Cross DC(data center) replication is process by which data in one or more Solr clusters running independently in different DC are in sync. This essentially means if an update comes in one Solr cluster it is propagated or made available in other Solr clusters so that search results are consistent between Solr clusters.

Need for Cross DC replication in Solr

Below are some reasons why Cross DC replication in Solr are required:

Disaster recovery: In case a particular datacenter is down/unavailable for any reason it would be good to have a different datacenter available and in sync so that application can be failed over to new datacenter without huge downtime.

Reduce latency: In a distributed service you would want client applications to connect to Solr clusters which are closer geographically there by improving search latency.

Approaches to achieve cross DC replication in Solr

  1. Cross DC replication by Solr: Cross DC replication by Solr has number of bugs and quite unstable because of how it is designed. This feature is already deprecated and will be removed in Solr 9.0. For architecture of CDCR by Solr refer. For issue details refer
  2. Cross DC replications using queues:
This diagram shows 1 way replication assuming 1 active DC
This diagram shows 1 way replication assuming 1 active DC
The above diagram shows N way replication assuming 1 active DC

This approach helps in setting by N-way replication. Some important components are below:

  • Update request processor chain: All update requests originating from the client application goes through the update request processing chain and it only accepts/inserts the document if it is a new record or the version of the document is greater than the existing version in the cluster. It also sends the request in the queue which then gets replicated to N data centres based on the configuration.
  • Cross DC consumer application: This application reads the data from the destination queue and submits to the destination Solr cluster.

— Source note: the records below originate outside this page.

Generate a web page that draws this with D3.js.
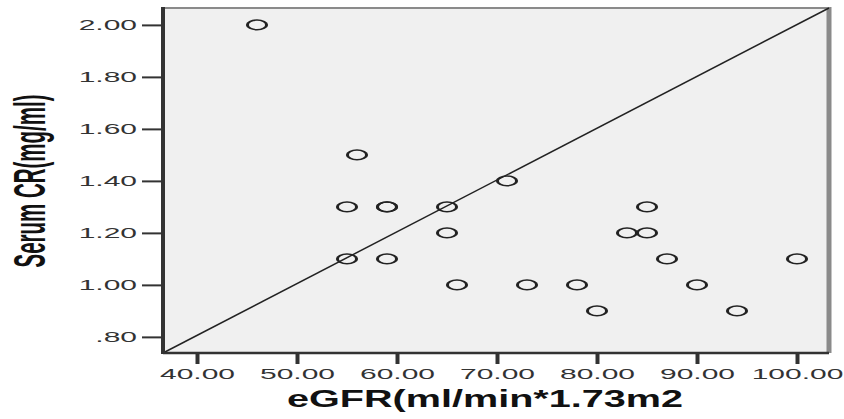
<!DOCTYPE html>
<html>
<head>
<meta charset="utf-8">
<script src="https://cdn.jsdelivr.net/npm/d3@7"></script>
<style>
  body { margin: 0; background: #fff; }
  svg { display: block; }
  text { font-family: "Liberation Sans", Arial, sans-serif; }
</style>
</head>
<body>
<svg id="chart" width="844" height="419"></svg>
<script>
// data
const eGFR    = [46, 56, 71, 55, 59, 59, 65, 85, 65, 83, 85, 55, 59, 87, 100, 66, 73, 78, 90, 80, 94];
const serumCr = [2.00, 1.50, 1.40, 1.30, 1.30, 1.30, 1.30, 1.30, 1.20, 1.20, 1.20, 1.10, 1.10, 1.10, 1.10, 1.00, 1.00, 1.00, 1.00, 0.90, 0.90];
const xTicks = [40, 50, 60, 70, 80, 90, 100];
const yTicks = [0.8, 1.0, 1.2, 1.4, 1.6, 1.8, 2.0];
const xDomain = [36.6, 103.2];
const yDomain = [0.738, 2.065];
const refLine = [[36.6, 0.738], [103.2, 2.065]]; // diagonal reference line
const xTitle = "eGFR(ml/min*1.73m2";
const yTitle = "Serum CR(mg/ml)";

const svg = d3.select("#chart");
const pLeft = 163, pRight = 829, pTop = 8, pBottom = 353;

const xScale = d3.scaleLinear().domain(xDomain).range([pLeft, pRight]);
const yScale = d3.scaleLinear().domain(yDomain).range([pBottom, pTop]);

// plot background
svg.append("rect")
  .attr("x", pLeft).attr("y", pTop)
  .attr("width", pRight - pLeft).attr("height", pBottom - pTop)
  .attr("fill", "#f0f0f0");

// grey frame top / right
svg.append("line")
  .attr("x1", pLeft).attr("x2", pRight).attr("y1", pTop).attr("y2", pTop)
  .attr("stroke", "#8a8a8a").attr("stroke-width", 2);
svg.append("line")
  .attr("x1", pRight).attr("x2", pRight).attr("y1", pTop - 1).attr("y2", pBottom)
  .attr("stroke", "#8a8a8a").attr("stroke-width", 5);

// reference line
svg.append("line")
  .attr("x1", xScale(refLine[0][0])).attr("y1", yScale(refLine[0][1]))
  .attr("x2", xScale(refLine[1][0])).attr("y2", yScale(refLine[1][1]))
  .attr("stroke", "#222").attr("stroke-width", 1.5);

// points (stretched circles like the original)
const points = eGFR.map((d, i) => ({ x: d, y: serumCr[i] }));
svg.selectAll(".pt")
  .data(points)
  .enter()
  .append("g")
  .attr("class", "pt")
  .attr("transform", d => `translate(${xScale(d.x)},${yScale(d.y)}) scale(2,1)`)
  .append("circle")
  .attr("r", 4.8)
  .attr("fill", "none")
  .attr("stroke", "#222")
  .attr("stroke-width", 1.5);

// y axis
const yFmt = d => d3.format(".2f")(d).replace(/^0\./, ".");
const gy = svg.append("g")
  .attr("transform", `translate(${pLeft},0)`)
  .call(d3.axisLeft(yScale).tickValues(yTicks).tickSize(21).tickFormat(yFmt));
gy.attr("font-family", null).attr("font-size", 15);
gy.select(".domain").remove();
gy.selectAll(".tick line").attr("stroke", "#333").attr("stroke-width", 2);
gy.selectAll(".tick text")
  .attr("x", -13)
  .attr("transform", "scale(2,1)")
  .attr("fill", "#333");

// x axis
const gx = svg.append("g")
  .attr("transform", `translate(0,${pBottom})`)
  .call(d3.axisBottom(xScale).tickValues(xTicks).tickSize(11).tickFormat(d3.format(".2f")));
gx.attr("font-family", null).attr("font-size", 15);
gx.select(".domain").remove();
gx.selectAll(".tick line").attr("stroke", "#333").attr("stroke-width", 4);
gx.selectAll(".tick text")
  .attr("y", 15)
  .attr("transform", "scale(2,1)")
  .attr("fill", "#333");

// axis lines
svg.append("line")
  .attr("x1", pLeft).attr("x2", pLeft).attr("y1", pTop - 1).attr("y2", pBottom + 1)
  .attr("stroke", "#333").attr("stroke-width", 4);
svg.append("line")
  .attr("x1", pLeft).attr("x2", pRight).attr("y1", pBottom).attr("y2", pBottom)
  .attr("stroke", "#333").attr("stroke-width", 2.5);

// x title
const xt = svg.append("text")
  .text(xTitle)
  .attr("font-size", 24)
  .attr("font-weight", "bold")
  .attr("text-anchor", "middle")
  .attr("fill", "#111");
const xLen = xt.node().getComputedTextLength();
xt.attr("transform", `translate(485,407) scale(${396 / xLen},1)`);

// y title
const yt = svg.append("text")
  .text(yTitle)
  .attr("font-size", 21)
  .attr("font-weight", "bold")
  .attr("text-anchor", "middle")
  .attr("fill", "#111");
const yLen = yt.node().getComputedTextLength();
const yFs = 21 * 173 / yLen;
yt.attr("font-size", yFs)
  .attr("transform", `translate(45,181) scale(${32 / (0.716 * yFs)},1) rotate(-90)`);
</script>
</body>
</html>
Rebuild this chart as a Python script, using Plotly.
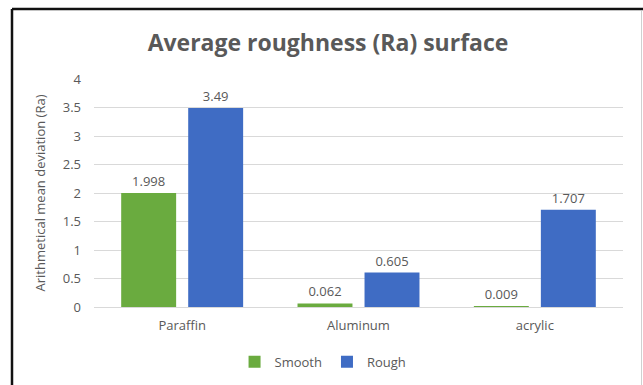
import plotly.graph_objects as go

# Surface roughness measurements (Ra) per material
materials = ["Paraffin", "Aluminum", "acrylic"]
smooth = [1.998, 0.062, 0.009]
rough = [3.49, 0.605, 1.707]
y_ticks = [0, 0.5, 1, 1.5, 2, 2.5, 3, 3.5, 4]
y_tick_text = ["0", "0.5", "1", "1.5", "2", "2.5", "3", "3.5", "4"]

W, H = 643, 385
L, R, T, B = 94, 20, 79, 78
FONT = "Open Sans"
GREY = "#595959"

fig = go.Figure()
fig.add_trace(go.Bar(
    name="Smooth", x=materials, y=smooth,
    marker=dict(color="#6aab3f", line=dict(width=0)),
    text=[f"{v:g}" for v in smooth], textposition="outside",
    textfont=dict(family=FONT, size=13, color=GREY), cliponaxis=False,
))
fig.add_trace(go.Bar(
    name="Rough", x=materials, y=rough,
    marker=dict(color="#3f6cc4", line=dict(width=0)),
    text=[f"{v:g}" for v in rough], textposition="outside",
    textfont=dict(family=FONT, size=13, color=GREY), cliponaxis=False,
))

# frame lines around the chart area (paper coordinates from pixel positions)
pw, ph = W - L - R, H - T - B
def px(x):
    return (x - L) / pw
def py(y):
    return (H - B - y) / ph

fig.add_shape(type="line", xref="paper", yref="paper",
              x0=px(12), x1=px(643), y0=py(9), y1=py(9),
              line=dict(color="#111111", width=2.5))
fig.add_shape(type="line", xref="paper", yref="paper",
              x0=px(12), x1=px(12), y0=py(9), y1=py(385),
              line=dict(color="#111111", width=2.5))
fig.add_shape(type="line", xref="paper", yref="paper",
              x0=px(641.5), x1=px(641.5), y0=py(11), y1=py(385),
              line=dict(color="#d0d0d0", width=1))

fig.update_layout(
    width=W, height=H,
    margin=dict(l=L, r=R, t=T, b=B, autoexpand=False),
    paper_bgcolor="white", plot_bgcolor="white",
    barmode="group", bargap=0.24, bargroupgap=0.18,
    title=dict(text="<b>Average roughness (Ra) surface</b>",
               x=328 / W, xanchor="center", y=1 - 43 / H, yanchor="middle",
               font=dict(family=FONT, size=23, color=GREY)),
    font=dict(family=FONT, color=GREY, size=13),
    xaxis=dict(showgrid=False, showline=True, linecolor="#d9d9d9", linewidth=1,
               ticks="", automargin=False, ticklabelstandoff=6,
               tickfont=dict(family=FONT, size=13, color=GREY)),
    yaxis=dict(range=[0, 4], tickvals=y_ticks, ticktext=y_tick_text,
               showgrid=True, gridcolor="#d9d9d9", gridwidth=1, automargin=False,
               zeroline=False, showline=False, ticks="", ticklabelstandoff=12,
               tickfont=dict(family=FONT, size=13, color=GREY),
               title=dict(text="Arithmetical mean deviation (Ra)", standoff=14,
                          font=dict(family=FONT, size=13, color=GREY))),
    legend=dict(orientation="h", x=0.433, xanchor="center", y=-0.24, yanchor="middle",
                font=dict(family=FONT, size=13, color=GREY),
                itemwidth=30, traceorder="normal"),
    showlegend=True,
)

fig.write_html("out.html")
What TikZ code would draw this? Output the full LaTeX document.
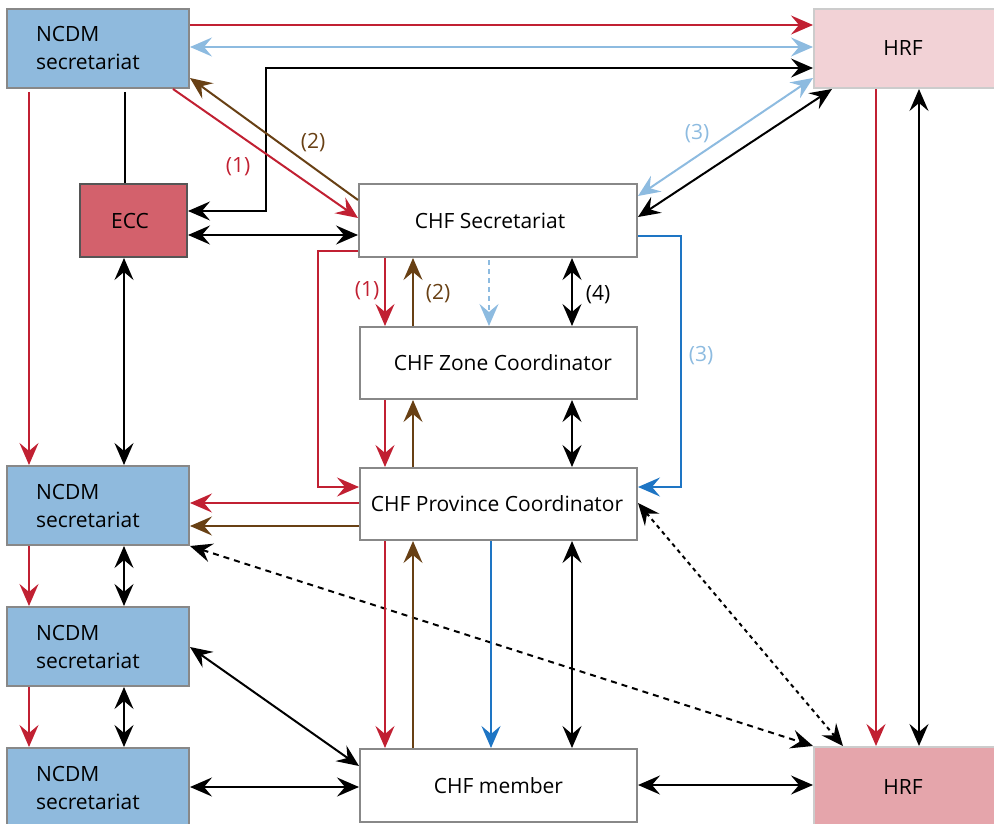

It also handles resubmission to the destination queue in case of failure.
  • Handling deletes: Deleting data is bit tricky in case of CDCR set up as you would not want accidental data deletes to get replicated and also deleted from other datacenter. So in this set up delete by query requests are disabled and delete by id requests are converted to an update requests which marks the associated documents as deleted so that it does not appear in any search results. Separate job is set up to clean up these documents that are marked as deleted.
  • Inconsistency detection: It is important to detect data inconsistency between the DC to ensure search results are consistent between the Solr clusters. Along with checking the document count it is important to check the combination of document id and version is consistent between the Solr clusters. For fixing the inconsistency detected there can be a separate job to do it. More details on inconsistency detection and healing will be covered in a separate blog.
  • Failure condition: In case source queue which is responsible to sync the writes to the other DC queue is not available for any reason it would not affect the writes happening to the source Solr DC as the only the async event listener would receive failure and also failed requests by event listener would be written to a separate queue.

3. Client based multi write: Another way to keep 2 Solr DC in sync is by client application doing multi write to both the DC. Here client application holds the responsibility to write the data in both the DC. Client application manages request failures and retry. This approach has many challenges some of them are duplication of efforts by the client, there needs to be a way to check consistency and alert in case of inconsistency identified, handling when 1 DC is not available. Also when providing a managed service, client/customers will always would want data replications to be handled by the platform.

Summary

Cross DC replication set up using queues helps in setting up N way replication between multiple Solr clusters in scalable manner.

--

--